3. Make the mobile apps use third-party relay/appview by default (could be randomized).

theturtletalks•1h ago
>> You can self-host a PDS. Almost nobody does.

Who would've thought true decentralization means everyone hosting their own server? Yes, each user would have to pay and maintain it, but that's the cost of decentralization. ATProto at least makes it easy to jump ship if shit hits the fan and not have to start from scratch. Try doing that with Twitter/Instagram/Etc.

publius_frog•1h ago
(Throwaway account.)

Several people have mentioned that "you can just own your own data, so that's enough, right?"

Interoperating with Bluesky requires you to either 1) opt into the did:plc standard, which is a centrally controlled certificate transparency log, or 2) have all your users create did:web accounts by manually setting DNS records.

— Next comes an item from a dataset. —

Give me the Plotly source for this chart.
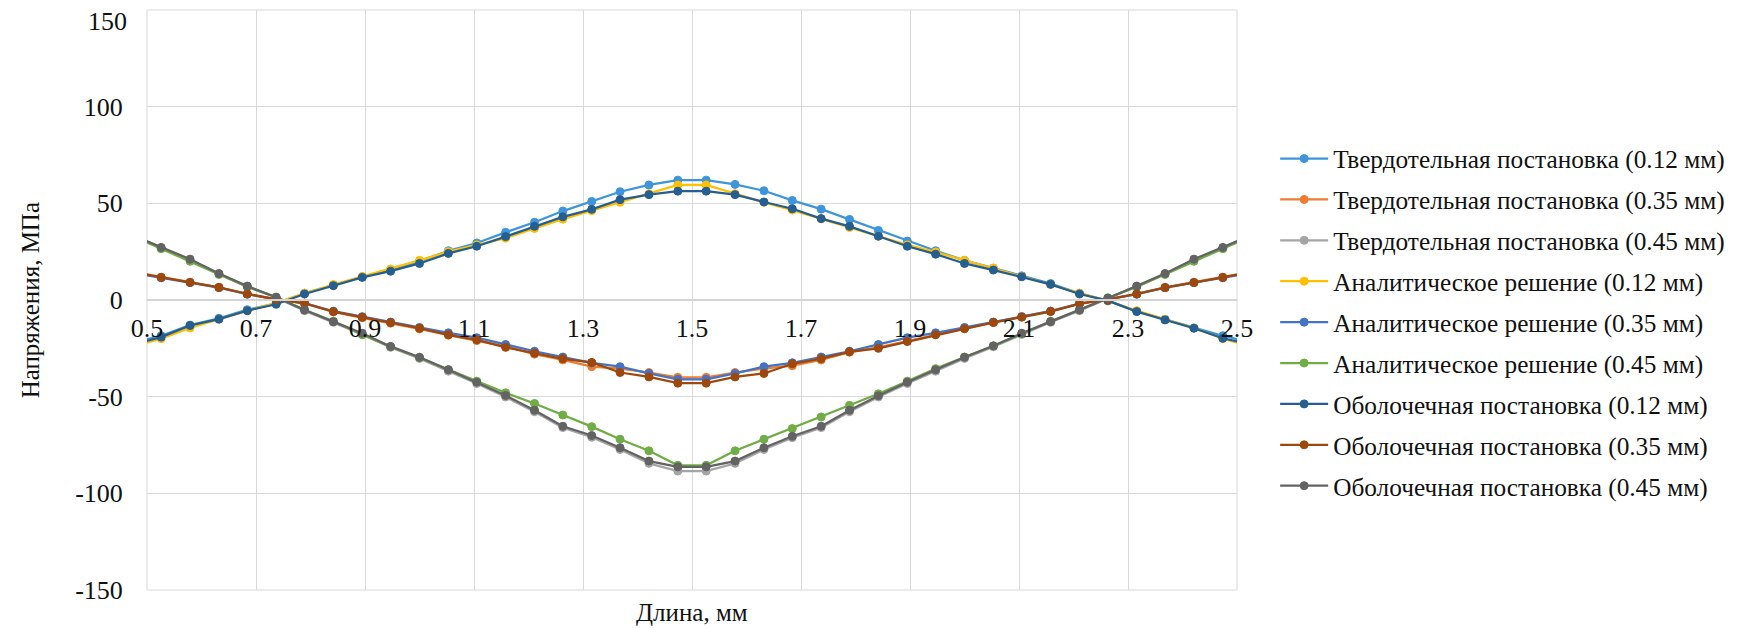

So it is not possible to build on Bluesky at all without opting into this centrally controlled layer. This original post covers this, but maybe not in enough detail to stop commenters from missing the point.

Bluesky the company controls 95%+ of PDSes in the system, which control users' private keys, and they're extending PDSes to include more functionality that prevents users from easily exiting the network, e.g. private data is being implemented in a way where Bluesky LLC can see all your activity. The protocol changes often and with limited community input.

This is being done because "there are no other ways to do it" and "our users are okay with it". The community does pretty consistently attack people who dissent (e.g. look at what happened when Mastodon leaders objected). There's a lot of cheerleading for people who do opt into the system, and there's really no incentive for informed criticisms.

It's not really decentralized or neutral infrastructure; it's a great network for a number of specific subcultures who have a nice space away from X, and I hope the team embraces that.

vvpan•1h ago
> At every layer, the answer is "anyone can run their own." At every layer, almost nobody does.

But people do and it is reportedly fairly easy so the majority of people are on Bluesky's layers while all is well. But also I don't understand why any of this is a reason to be "wary", it's a great place to be with some unique technical properties - it is way more "open" than any other platform of similar scale.

icehawk•1h ago
> That's the same argument people made about Twitter. "If it goes bad, we'll just leave." We know how that played out.

Yeah, it played out with my whole social circle leaving, as evidenced by the fact that all my friends link me to the bluesky post whenever there's something happening now.

jongjong•1h ago
If anything gets too popular too quickly, I just assume it's a PsyOp. That kind of growth requires extensive media coordination and big money. If you're not paying for a product, then you are the product. As sure as gravity.
beders•1h ago
This never-ending whining about oooh but my data ... for a service that you can use for free is nauseating.

This is a for-profit company running this service. It ain't free to operate.

If you don't like that, go elsewhere.

If there is one thing that has been a resounding success on the internet it is this: free services that you pay for with your clicks. Just look at the plethora of free services you get.

In no other economy would that be even remotely possible.

8cvor6j844qw_d6•36m ago
Bluesky's behavior here isn't surprising.

They already ban signups using email aliases, and apparently block alias emails to their unban support address too.